Short problem: Read the lines that follow and pick out every one containing the word "this".

Records provided:

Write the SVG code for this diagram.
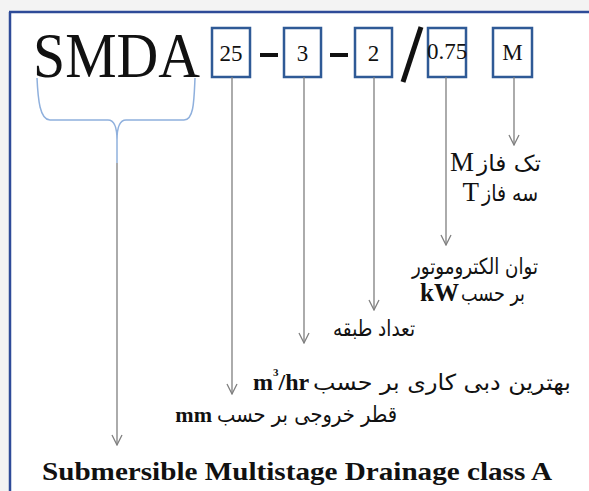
<svg xmlns="http://www.w3.org/2000/svg" width="589" height="491" viewBox="0 0 589 491">
<style>
.box{fill:#fff;stroke:#2f5a96;stroke-width:2.5}
.bt{font-family:"Liberation Serif",serif;font-size:23px;fill:#111;text-anchor:middle}
.con{stroke:#7f7f7f;stroke-width:1.3;fill:none}
.fa{font-family:"DejaVu Sans",sans-serif;font-size:22px;fill:#111;text-anchor:end}
.la{font-family:"Liberation Serif",serif;fill:#111}
</style>
<defs>
<marker id="ah" viewBox="-11 -6 12 12" refX="0" refY="0" markerWidth="12" markerHeight="12" markerUnits="userSpaceOnUse" orient="auto">
<path d="M-10,-5 L0,0 L-10,5" fill="none" stroke="#7f7f7f" stroke-width="1.3"/>
</marker>
</defs>
<rect x="0" y="0" width="589" height="491" fill="#f3f3f3"/>
<rect x="10" y="12" width="579" height="479" fill="#fff"/>
<path d="M9,12 H589 M10,12 V491" stroke="#2e4b98" stroke-width="2.5" fill="none"/>

<g id="smda">
<text class="la" x="33" y="77" font-size="64" textLength="167" lengthAdjust="spacingAndGlyphs">SMDA</text>
<path d="M37,78 C38,100 40,120 50,120 L108,120 C115,120 117,130 117,140 C117,130 119,120 126,120 L184,120 C194,120 194,100 195,78" fill="none" stroke="#8fb0dd" stroke-width="1.5"/>
<path d="M117,140 V163" stroke="#8fb0dd" stroke-width="1.5"/>
</g>

<g id="b25"><rect class="box" x="212" y="28" width="38" height="49"/><text class="bt" x="231" y="61">25</text></g>
<path d="M260,55 H278 M330,55 H348" stroke="#111" stroke-width="4"/>
<g id="b3"><rect class="box" x="284" y="28" width="37" height="49"/><text class="bt" x="302.5" y="61">3</text></g>
<g id="b2"><rect class="box" x="355" y="28" width="37" height="49"/><text class="bt" x="373.5" y="61">2</text></g>
<line x1="421" y1="27" x2="403" y2="82" stroke="#111" stroke-width="5"/>
<g id="b075"><rect class="box" x="428" y="28" width="38" height="49"/><text class="bt" x="447" y="59" font-size="15">0.75</text></g>
<g id="bM"><rect class="box" x="493" y="28" width="39" height="49"/><text class="bt" x="512.5" y="60" font-size="20">M</text></g>

<g id="connectors">
<line class="con" x1="117" y1="163" x2="117" y2="445" marker-end="url(#ah)"/>
<line class="con" x1="232" y1="77" x2="232" y2="394" marker-end="url(#ah)"/>
<line class="con" x1="304" y1="77" x2="304" y2="343" marker-end="url(#ah)"/>
<line class="con" x1="374" y1="77" x2="374" y2="310" marker-end="url(#ah)"/>
<line class="con" x1="446" y1="77" x2="446" y2="245" marker-end="url(#ah)"/>
<line class="con" x1="514" y1="77" x2="514" y2="145" marker-end="url(#ah)"/>
</g>

<g id="phase">
<text class="fa" x="541" y="171" textLength="64" lengthAdjust="spacingAndGlyphs">تک فاز</text>
<text class="la" x="474" y="171" font-size="27" text-anchor="end">M</text>
<text class="fa" x="538" y="201" textLength="56" lengthAdjust="spacingAndGlyphs">سه فاز</text>
<text class="la" x="479" y="201" font-size="27" text-anchor="end">T</text>
</g>
<g id="power">
<text class="fa" x="538" y="274" textLength="126" lengthAdjust="spacingAndGlyphs">توان الکتروموتور</text>
<text class="fa" x="525" y="301" textLength="64" lengthAdjust="spacingAndGlyphs">بر حسب</text>
<text class="la" x="459" y="301" font-size="25" font-weight="bold" text-anchor="end">kW</text>
</g>
<g id="stages">
<text class="fa" x="415" y="336" textLength="82" lengthAdjust="spacingAndGlyphs">تعداد طبقه</text>
</g>
<g id="flow">
<text class="fa" x="571" y="390" textLength="258" lengthAdjust="spacingAndGlyphs">بهترین دبی کاری بر حسب</text>
<text class="la" x="253" y="390" font-size="24" font-weight="bold">m<tspan font-size="11" dy="-14">3</tspan><tspan dy="14">/hr</tspan></text>
</g>
<g id="diam">
<text class="fa" x="397" y="422" textLength="180" lengthAdjust="spacingAndGlyphs">قطر خروجی بر حسب</text>
<text class="la" x="212" y="422" font-size="22" font-weight="bold" text-anchor="end">mm</text>
</g>
<g id="name">
<text class="la" x="42" y="480" font-size="25" font-weight="bold" textLength="510" lengthAdjust="spacingAndGlyphs">Submersible Multistage  Drainage class A</text>
</g>
</svg>
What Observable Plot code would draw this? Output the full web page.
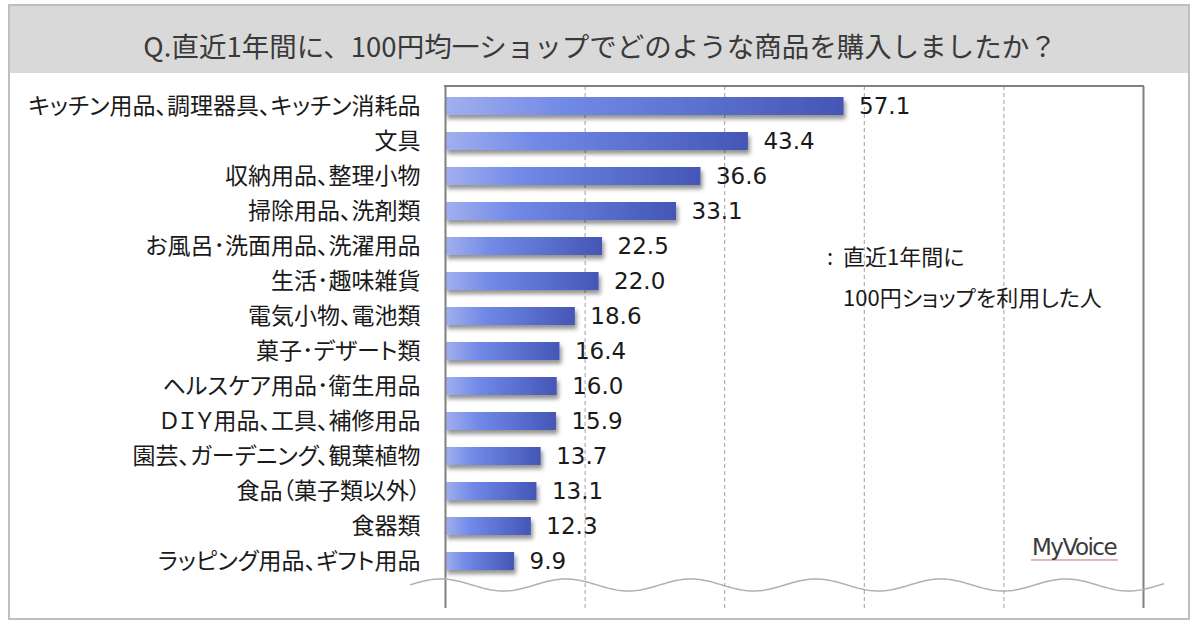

Solution:
Write the SVG code for this diagram.
What Observable Plot code would draw this? Output the full web page.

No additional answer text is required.